Fine I just demand more pictures.


----------



## NZminilops (Oct 6, 2008)

Just lovely, thank you :inlove:, Shadow's fur is beautiful with the tan against the blue and the white.


----------



## Michaela (Oct 6, 2008)

Beautiful bunnies! :hearts Fiona especially is stunning.


----------



## swanlake (Oct 8, 2008)

here are some echo/fee pics, but mostly echo cause fee was being a stinker and decided to hide out under the bed.






mooooom, i am trying to eat here!






munch munch munch






mmmmmmm!






nom nom nom






echo melts to the ground when you scratch his head.






deciding weither to flee, or eat.






investagatin'






fee groomin






alet and wonderin what the crazy hoomin is doin now






headin to go under the bed






headin under...






...still goin!






and finally popping her head out to see if the darned hoomin is gone yet.

halloween pics are commin, i am finishing up fred and shadow's costumes, and i have just started echo and fee's.


----------



## LuvaBun (Oct 9, 2008)

Aww, I missed this, so it was great to catch up. Great pics - and I love how Echo is your dad's boy now 

How long will you be fostering Q tip? he is such a handsome boy

Jan


----------



## Elf Mommy (Oct 9, 2008)

awwwww, I'm just in love with Q-tip. What a great park you have to take them to!

Minda


----------



## swanlake (Nov 9, 2008)

life has been insane here. iwas in the hospital for like two weeks for some ECT to help with my depression, haven't been in school for months, everything is just a mess.:?

BUT i do have some new bunny pics, the one stable thing in my life!






some photos from the holiday shoot




































the fredster






miss thang






fredly!






shadow doin her business (unlike fred who just goes where ever he feels like it :disgust






the dynamic duo!






fred sittin in the corner






cool pic of fred's head




fred's behind, with its weird moulting pattern






and shadow eating


----------



## Jess_sully (Nov 9, 2008)

Oh my, Shadow and Fred are a cute couple. Fred is so frumpy and squishable, and Shadow is just BEAUTIFUL. 
 
I love them. Great pictures


----------



## swanlake (Nov 9, 2008)

why thank you! fred and shadow are so in love, they get grumpy if i seperate them for too long, and shadow is always groomin her man.

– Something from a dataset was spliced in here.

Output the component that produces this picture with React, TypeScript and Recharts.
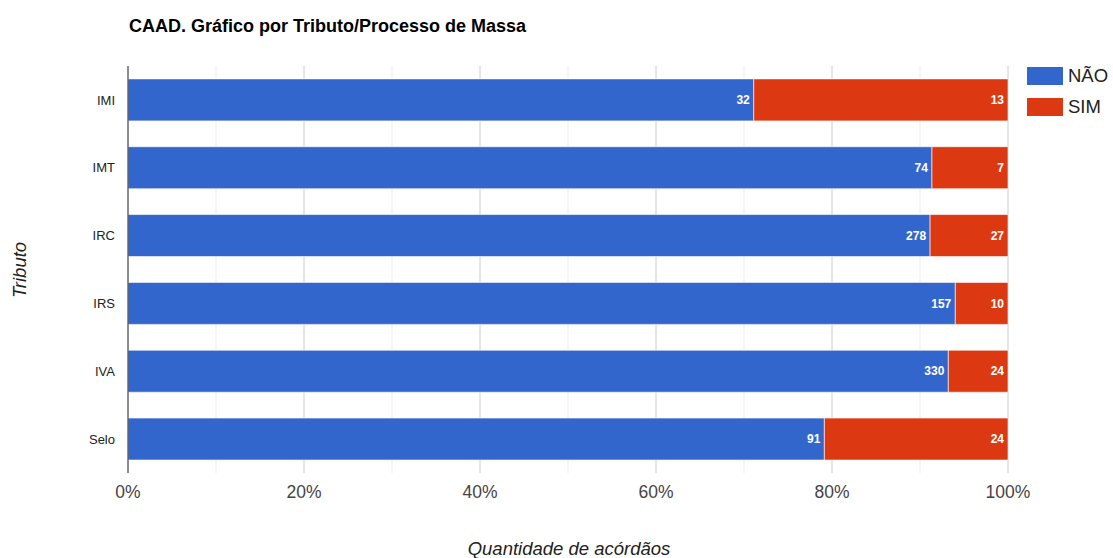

here are some echo and fiona pics. echo has been really grumpy lately, i think he has an ear infection.






echo eating






then fee comes and joins him






grumpy bunny






feebear






the two together






echo and his lil gotee thingie he has goin on 






echo and fiona's relationship isalot different than fred and shadow's. they are more like the old grumpy guy who somehow landed the hot young chick. she keeps him young, vs the true love fred and shadow have goin on. but it works for them!


----------



## LuvaBun (Nov 10, 2008)

Awesome pics . Fred does NOT look like a happy, jolly Santa LOL

Isn't it funny how bonded bunnies can have such different kinds of attachments. Perry and Pernod were like Fred and Shadow - very much in love. Then Pernod and Shadow were more like companions. Whatever makes them happy, makes us happy 

Jan

ps - Hope you are feeling better now


----------



## Jess_sully (Nov 10, 2008)

Echo and Fiona-- beautiful! 
Why do you have sooo many adorable bunnies?
I hope Echo doesn't have an ear infection


----------



## swanlake (Nov 17, 2008)

here is fred, eatin a carrot.






another shot of him eatin his carrot.






shadow with her wound






shadow in her litterbox






another photo of shadow






Fiona!!






Echo!






another photog of fee.






and the echmiester again.


----------



## swanlake (Nov 17, 2008)

OH! i forgot to add that echo is going in for a vet's appointment to check out his ears:bunnynurse:


----------



## LuvaBun (Nov 20, 2008)

"Do you mind - how about some privacy here<" 

I hope the vet check for Echo goes OK. Let us know what happens 

Jan


----------